Pour pouvoir instaurer l’ensemble des dispositifs réclamés, le ministre doit encore attendre le vote de l’Assemblée sur la proposition de loi « visant à sortir la France du piège du narcotrafic ». Déposé au Sénat, le texte a été adopté en première lecture à l’unanimité.
Parmi les mesures proposées, l’Observatoire international des prisons pointe « d’insupportables violations des droits ». Dans un communiqué, il détaille des « mesures attentatoires aux droits humains et libertés fondamentales » comme la « fouilles à nu systématiques, les parloirs hygiaphones, l’interdiction d’accès aux unités de vie familiale et aux parloirs familiaux » ou encore les restrictions drastiques de téléphone. « La question du sens de la peine est totalement occultée pour une obsession sécuritaire ».
Si considérés comme dangereux, certains détenus en détention provisoire pourront être placés directement dans les établissements de haute sécurité.
Inspiration de l’antimafia italienne
Le 3 février dernier, Gérald Darmanin s’est rendu à Rome pour une visite du centre pénitentiaire de Rebibbia. Dans cet établissement, une cinquantaine de détenus sont soumis à un régime d’isolement particulièrement sévère. 90 % des détenus soumis à ce régime sont des grands chefs de la mafia.
Ces mesures d’isolement, inscrites dans la loi italienne de 1986, au moment des maxi-procès de Palerme qui ont jugé 475 accusés pour des crimes liés à la mafia, visent à couper la communication des prisonniers avec l’extérieur.

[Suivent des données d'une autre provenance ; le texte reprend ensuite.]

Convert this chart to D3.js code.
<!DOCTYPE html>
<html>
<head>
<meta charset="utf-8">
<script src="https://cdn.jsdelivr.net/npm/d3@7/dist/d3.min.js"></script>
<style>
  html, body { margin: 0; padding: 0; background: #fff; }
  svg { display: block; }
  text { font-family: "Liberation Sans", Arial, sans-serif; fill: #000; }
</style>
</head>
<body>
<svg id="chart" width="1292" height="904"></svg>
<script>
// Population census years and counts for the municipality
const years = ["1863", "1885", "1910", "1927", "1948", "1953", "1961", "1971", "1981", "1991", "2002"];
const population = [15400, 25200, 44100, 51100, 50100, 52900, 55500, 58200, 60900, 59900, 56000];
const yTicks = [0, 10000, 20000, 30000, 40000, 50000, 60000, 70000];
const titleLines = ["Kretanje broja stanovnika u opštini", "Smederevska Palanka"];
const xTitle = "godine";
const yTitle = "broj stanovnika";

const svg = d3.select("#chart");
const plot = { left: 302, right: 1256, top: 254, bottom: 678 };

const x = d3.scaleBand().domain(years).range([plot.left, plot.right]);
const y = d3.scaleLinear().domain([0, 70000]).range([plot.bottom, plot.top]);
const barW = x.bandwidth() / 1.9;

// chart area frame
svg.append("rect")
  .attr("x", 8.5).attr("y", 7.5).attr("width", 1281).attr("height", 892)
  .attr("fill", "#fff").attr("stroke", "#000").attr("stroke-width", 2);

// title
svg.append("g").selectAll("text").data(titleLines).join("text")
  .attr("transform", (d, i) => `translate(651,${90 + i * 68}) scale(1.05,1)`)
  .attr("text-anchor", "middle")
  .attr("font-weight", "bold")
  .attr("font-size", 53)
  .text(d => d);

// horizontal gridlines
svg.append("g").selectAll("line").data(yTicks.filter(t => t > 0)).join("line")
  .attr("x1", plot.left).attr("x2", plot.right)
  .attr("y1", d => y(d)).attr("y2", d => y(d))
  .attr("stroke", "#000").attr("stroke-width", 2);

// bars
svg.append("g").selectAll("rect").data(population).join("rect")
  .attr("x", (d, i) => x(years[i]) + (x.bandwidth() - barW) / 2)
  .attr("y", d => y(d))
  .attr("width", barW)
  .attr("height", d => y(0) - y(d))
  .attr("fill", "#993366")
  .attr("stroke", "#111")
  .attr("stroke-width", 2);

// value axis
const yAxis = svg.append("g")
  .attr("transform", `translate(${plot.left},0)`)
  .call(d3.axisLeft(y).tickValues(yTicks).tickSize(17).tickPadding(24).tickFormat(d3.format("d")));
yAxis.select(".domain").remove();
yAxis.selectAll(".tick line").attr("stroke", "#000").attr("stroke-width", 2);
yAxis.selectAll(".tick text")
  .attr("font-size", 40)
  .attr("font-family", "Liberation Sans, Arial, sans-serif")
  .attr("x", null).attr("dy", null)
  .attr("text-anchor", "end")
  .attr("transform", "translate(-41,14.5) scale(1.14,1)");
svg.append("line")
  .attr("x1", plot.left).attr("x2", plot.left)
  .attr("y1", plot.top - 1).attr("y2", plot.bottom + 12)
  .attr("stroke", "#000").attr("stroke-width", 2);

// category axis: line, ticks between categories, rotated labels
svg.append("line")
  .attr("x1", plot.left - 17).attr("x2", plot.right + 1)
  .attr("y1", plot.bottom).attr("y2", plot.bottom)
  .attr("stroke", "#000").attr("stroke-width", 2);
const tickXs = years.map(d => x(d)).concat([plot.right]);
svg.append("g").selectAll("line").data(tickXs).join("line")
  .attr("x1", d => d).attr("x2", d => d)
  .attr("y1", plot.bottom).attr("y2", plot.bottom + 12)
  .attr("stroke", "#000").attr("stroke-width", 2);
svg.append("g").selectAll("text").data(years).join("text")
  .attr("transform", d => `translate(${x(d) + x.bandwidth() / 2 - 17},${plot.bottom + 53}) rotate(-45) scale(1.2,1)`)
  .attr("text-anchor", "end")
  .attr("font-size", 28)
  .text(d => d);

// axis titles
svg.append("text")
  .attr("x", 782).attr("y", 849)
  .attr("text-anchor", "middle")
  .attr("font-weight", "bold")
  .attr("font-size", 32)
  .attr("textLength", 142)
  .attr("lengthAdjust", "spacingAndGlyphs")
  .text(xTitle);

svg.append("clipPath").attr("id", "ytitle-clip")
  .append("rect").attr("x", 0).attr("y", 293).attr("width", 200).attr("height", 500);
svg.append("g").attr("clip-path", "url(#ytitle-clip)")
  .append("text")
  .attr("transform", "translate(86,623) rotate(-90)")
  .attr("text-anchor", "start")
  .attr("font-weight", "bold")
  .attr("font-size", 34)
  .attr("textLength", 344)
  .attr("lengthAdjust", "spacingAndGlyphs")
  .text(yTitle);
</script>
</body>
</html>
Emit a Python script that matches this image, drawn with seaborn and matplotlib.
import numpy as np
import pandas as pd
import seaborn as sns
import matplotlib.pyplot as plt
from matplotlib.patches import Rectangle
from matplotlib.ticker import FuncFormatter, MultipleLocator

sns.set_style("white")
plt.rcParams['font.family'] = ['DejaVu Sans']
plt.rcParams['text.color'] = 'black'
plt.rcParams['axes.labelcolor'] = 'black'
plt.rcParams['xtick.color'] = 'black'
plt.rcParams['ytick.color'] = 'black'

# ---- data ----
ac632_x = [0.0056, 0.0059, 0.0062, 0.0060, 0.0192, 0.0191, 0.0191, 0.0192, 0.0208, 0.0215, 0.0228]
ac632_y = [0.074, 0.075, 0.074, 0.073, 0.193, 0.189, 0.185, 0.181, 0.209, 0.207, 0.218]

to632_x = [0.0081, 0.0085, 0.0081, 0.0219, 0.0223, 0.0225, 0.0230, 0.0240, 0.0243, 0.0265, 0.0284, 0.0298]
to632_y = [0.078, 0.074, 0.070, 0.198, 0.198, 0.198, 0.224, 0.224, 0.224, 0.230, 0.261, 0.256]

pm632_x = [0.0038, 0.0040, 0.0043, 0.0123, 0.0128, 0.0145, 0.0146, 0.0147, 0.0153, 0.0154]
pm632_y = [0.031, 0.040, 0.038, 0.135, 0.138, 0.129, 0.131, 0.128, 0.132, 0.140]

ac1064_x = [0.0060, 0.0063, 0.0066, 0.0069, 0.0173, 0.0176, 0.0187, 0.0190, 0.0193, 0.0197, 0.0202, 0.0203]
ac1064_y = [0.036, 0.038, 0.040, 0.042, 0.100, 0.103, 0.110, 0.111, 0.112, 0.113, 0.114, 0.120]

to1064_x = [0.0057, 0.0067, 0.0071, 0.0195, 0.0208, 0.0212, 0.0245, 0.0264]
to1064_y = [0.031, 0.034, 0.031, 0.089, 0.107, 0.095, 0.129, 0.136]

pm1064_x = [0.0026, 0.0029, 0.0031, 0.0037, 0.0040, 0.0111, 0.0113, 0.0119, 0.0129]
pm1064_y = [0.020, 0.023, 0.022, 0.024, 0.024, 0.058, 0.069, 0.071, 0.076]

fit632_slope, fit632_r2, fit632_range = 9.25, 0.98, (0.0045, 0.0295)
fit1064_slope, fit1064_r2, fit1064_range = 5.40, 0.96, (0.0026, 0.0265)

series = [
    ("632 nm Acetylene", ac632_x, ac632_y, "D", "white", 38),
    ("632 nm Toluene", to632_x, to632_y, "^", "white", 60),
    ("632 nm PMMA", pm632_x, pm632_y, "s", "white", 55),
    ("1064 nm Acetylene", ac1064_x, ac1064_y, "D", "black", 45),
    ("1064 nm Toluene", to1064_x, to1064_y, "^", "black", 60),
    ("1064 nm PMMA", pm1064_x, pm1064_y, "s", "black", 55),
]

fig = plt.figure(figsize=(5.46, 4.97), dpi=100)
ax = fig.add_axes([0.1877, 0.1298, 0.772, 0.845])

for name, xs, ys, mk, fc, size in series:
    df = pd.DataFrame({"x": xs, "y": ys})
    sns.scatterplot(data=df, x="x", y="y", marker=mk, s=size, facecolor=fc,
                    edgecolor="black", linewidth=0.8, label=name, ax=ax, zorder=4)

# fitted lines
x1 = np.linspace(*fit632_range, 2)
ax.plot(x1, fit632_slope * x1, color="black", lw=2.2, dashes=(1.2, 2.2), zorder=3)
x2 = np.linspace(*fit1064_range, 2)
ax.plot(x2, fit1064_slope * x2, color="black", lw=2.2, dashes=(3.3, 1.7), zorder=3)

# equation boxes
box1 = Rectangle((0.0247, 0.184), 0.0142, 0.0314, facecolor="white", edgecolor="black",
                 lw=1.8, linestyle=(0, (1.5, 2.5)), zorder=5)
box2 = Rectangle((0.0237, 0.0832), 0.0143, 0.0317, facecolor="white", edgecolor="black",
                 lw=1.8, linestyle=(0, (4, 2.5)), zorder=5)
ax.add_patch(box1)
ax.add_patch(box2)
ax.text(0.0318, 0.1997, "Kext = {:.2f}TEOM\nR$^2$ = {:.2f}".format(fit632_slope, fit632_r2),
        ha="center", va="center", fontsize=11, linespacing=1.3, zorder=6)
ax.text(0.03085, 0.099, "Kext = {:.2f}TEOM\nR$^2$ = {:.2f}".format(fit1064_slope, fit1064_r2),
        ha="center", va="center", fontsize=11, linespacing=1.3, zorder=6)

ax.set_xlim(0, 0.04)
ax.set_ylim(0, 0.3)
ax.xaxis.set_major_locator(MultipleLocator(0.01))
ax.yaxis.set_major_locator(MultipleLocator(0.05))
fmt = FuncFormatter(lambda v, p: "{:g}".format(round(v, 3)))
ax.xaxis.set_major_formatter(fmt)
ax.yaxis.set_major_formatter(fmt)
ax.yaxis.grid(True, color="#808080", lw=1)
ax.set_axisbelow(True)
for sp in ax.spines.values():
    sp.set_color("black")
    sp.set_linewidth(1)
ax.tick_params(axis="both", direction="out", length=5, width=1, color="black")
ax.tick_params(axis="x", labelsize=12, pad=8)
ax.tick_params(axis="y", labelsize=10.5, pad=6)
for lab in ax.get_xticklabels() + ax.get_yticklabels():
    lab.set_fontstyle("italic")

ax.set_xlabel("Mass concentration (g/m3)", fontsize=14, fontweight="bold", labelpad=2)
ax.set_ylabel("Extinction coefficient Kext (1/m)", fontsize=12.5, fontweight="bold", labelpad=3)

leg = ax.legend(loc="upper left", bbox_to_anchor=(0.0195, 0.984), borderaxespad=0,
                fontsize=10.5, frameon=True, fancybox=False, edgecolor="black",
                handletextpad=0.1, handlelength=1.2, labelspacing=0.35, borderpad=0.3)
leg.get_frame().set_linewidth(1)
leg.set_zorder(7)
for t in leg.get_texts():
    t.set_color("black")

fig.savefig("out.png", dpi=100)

Cela les empêche de continuer à diriger leur organisation depuis la prison.
Dans ce cadre d’enfermement aux conditions drastiques, l’objectif est de faire advenir des collaborateurs de justice ( « repentis » ). Plusieurs amendements dans le texte de loi voté au Sénat cherchent à faciliter ce statut et à l’accompagner.
En discussion à l’Assemblée nationale, le texte doit être voté le 25 mars avant un début des travaux pour les établissements de haute sécurité en avril.